**WORK TO COMPLETE**
Output the material word for word. Leave each picture out.

**DATA PROVIDED**
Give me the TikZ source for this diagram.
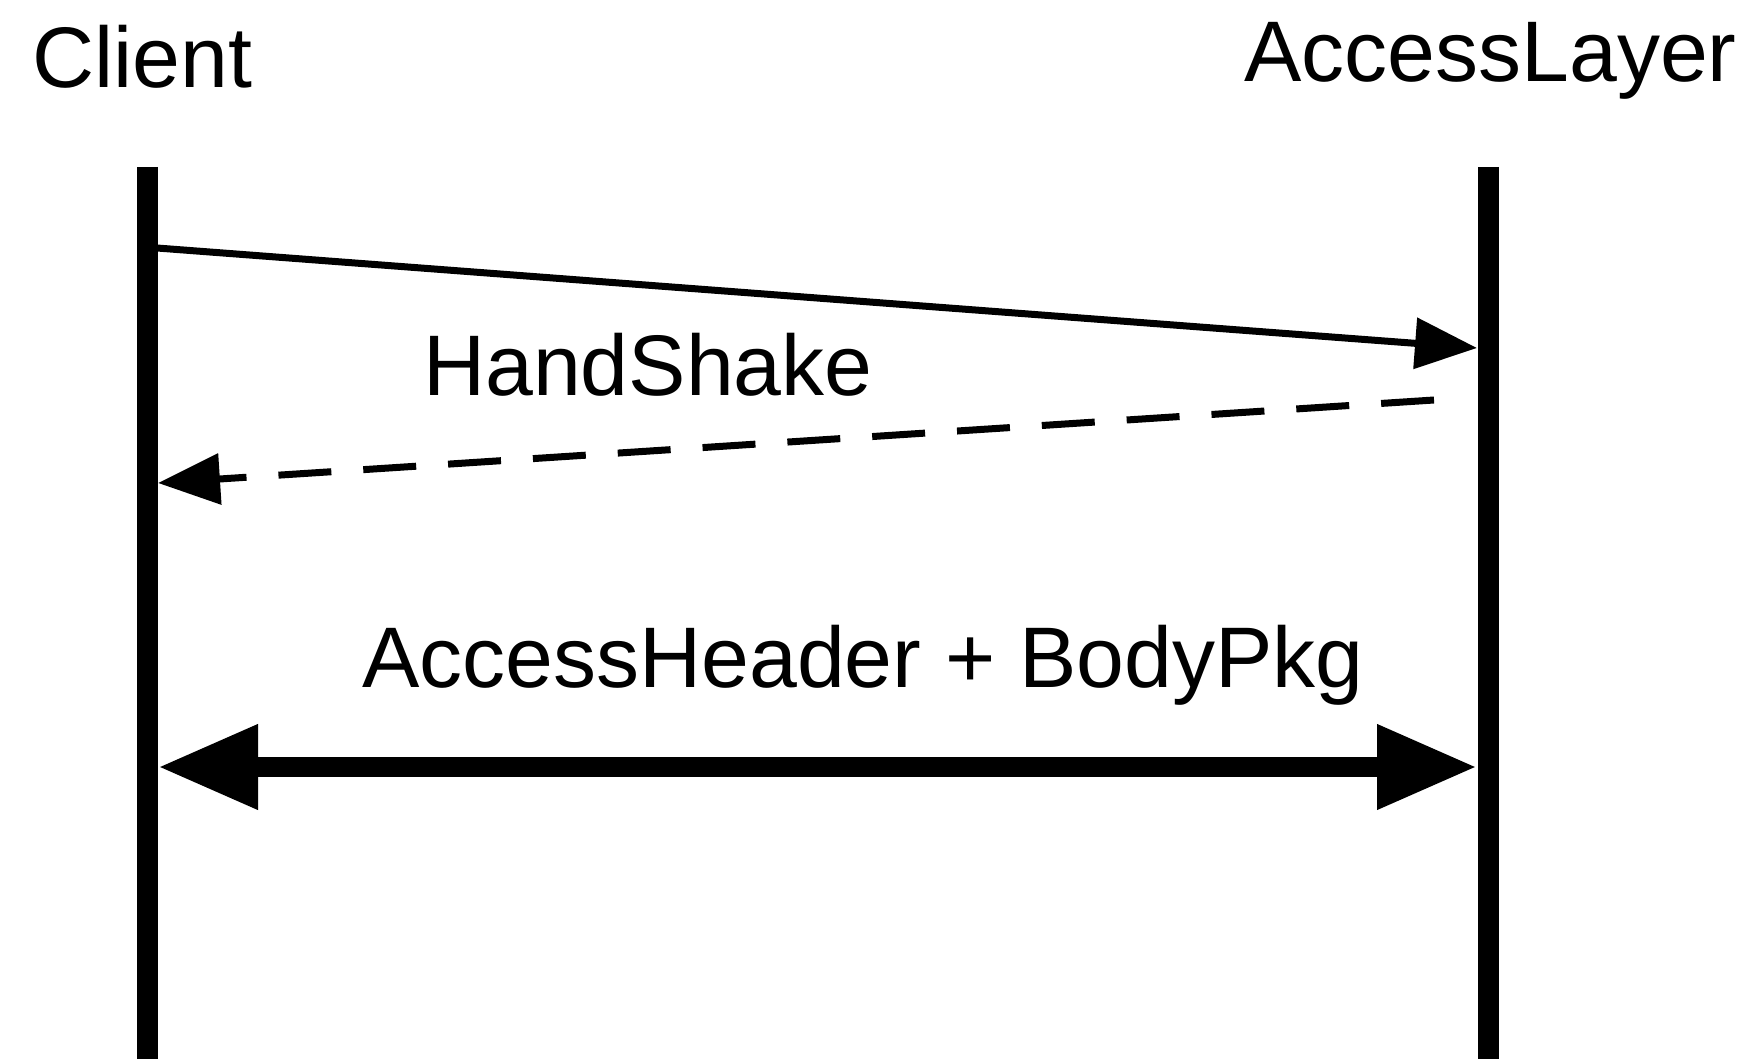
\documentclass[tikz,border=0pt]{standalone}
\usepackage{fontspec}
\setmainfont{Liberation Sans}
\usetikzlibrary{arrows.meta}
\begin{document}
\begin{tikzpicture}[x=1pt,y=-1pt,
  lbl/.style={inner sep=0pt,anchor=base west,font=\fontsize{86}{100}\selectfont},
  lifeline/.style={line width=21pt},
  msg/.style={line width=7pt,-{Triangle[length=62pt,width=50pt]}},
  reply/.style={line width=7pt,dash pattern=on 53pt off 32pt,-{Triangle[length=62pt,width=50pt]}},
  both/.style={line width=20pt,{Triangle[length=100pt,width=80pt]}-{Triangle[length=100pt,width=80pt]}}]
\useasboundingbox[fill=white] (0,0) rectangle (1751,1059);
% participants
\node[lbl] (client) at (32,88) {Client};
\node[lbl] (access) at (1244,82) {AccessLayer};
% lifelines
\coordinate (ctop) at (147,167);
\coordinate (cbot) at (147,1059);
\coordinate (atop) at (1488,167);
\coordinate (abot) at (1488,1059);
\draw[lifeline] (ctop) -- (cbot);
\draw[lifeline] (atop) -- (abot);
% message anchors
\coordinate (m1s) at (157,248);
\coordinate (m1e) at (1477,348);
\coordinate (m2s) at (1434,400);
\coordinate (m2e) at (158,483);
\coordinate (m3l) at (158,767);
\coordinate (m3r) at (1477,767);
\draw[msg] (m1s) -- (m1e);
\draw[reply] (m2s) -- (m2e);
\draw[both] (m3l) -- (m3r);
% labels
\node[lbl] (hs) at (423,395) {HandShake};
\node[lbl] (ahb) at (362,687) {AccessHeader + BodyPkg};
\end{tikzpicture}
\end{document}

**RESPONSE FOR THIS EXERCISE**
Give me the TikZ source for this diagram.
\documentclass[tikz,border=0pt]{standalone}
\usepackage{fontspec}
\setmainfont{Liberation Sans}
\usetikzlibrary{arrows.meta}
\begin{document}
\begin{tikzpicture}[x=1pt,y=-1pt,
  lbl/.style={inner sep=0pt,anchor=base west,font=\fontsize{86}{100}\selectfont},
  lifeline/.style={line width=21pt},
  msg/.style={line width=7pt,-{Triangle[length=62pt,width=50pt]}},
  reply/.style={line width=7pt,dash pattern=on 53pt off 32pt,-{Triangle[length=62pt,width=50pt]}},
  both/.style={line width=20pt,{Triangle[length=100pt,width=80pt]}-{Triangle[length=100pt,width=80pt]}}]
\useasboundingbox[fill=white] (0,0) rectangle (1751,1059);
% participants
\node[lbl] (client) at (32,88) {Client};
\node[lbl] (access) at (1244,82) {AccessLayer};
% lifelines
\coordinate (ctop) at (147,167);
\coordinate (cbot) at (147,1059);
\coordinate (atop) at (1488,167);
\coordinate (abot) at (1488,1059);
\draw[lifeline] (ctop) -- (cbot);
\draw[lifeline] (atop) -- (abot);
% message anchors
\coordinate (m1s) at (157,248);
\coordinate (m1e) at (1477,348);
\coordinate (m2s) at (1434,400);
\coordinate (m2e) at (158,483);
\coordinate (m3l) at (158,767);
\coordinate (m3r) at (1477,767);
\draw[msg] (m1s) -- (m1e);
\draw[reply] (m2s) -- (m2e);
\draw[both] (m3l) -- (m3r);
% labels
\node[lbl] (hs) at (423,395) {HandShake};
\node[lbl] (ahb) at (362,687) {AccessHeader + BodyPkg};
\end{tikzpicture}
\end{document}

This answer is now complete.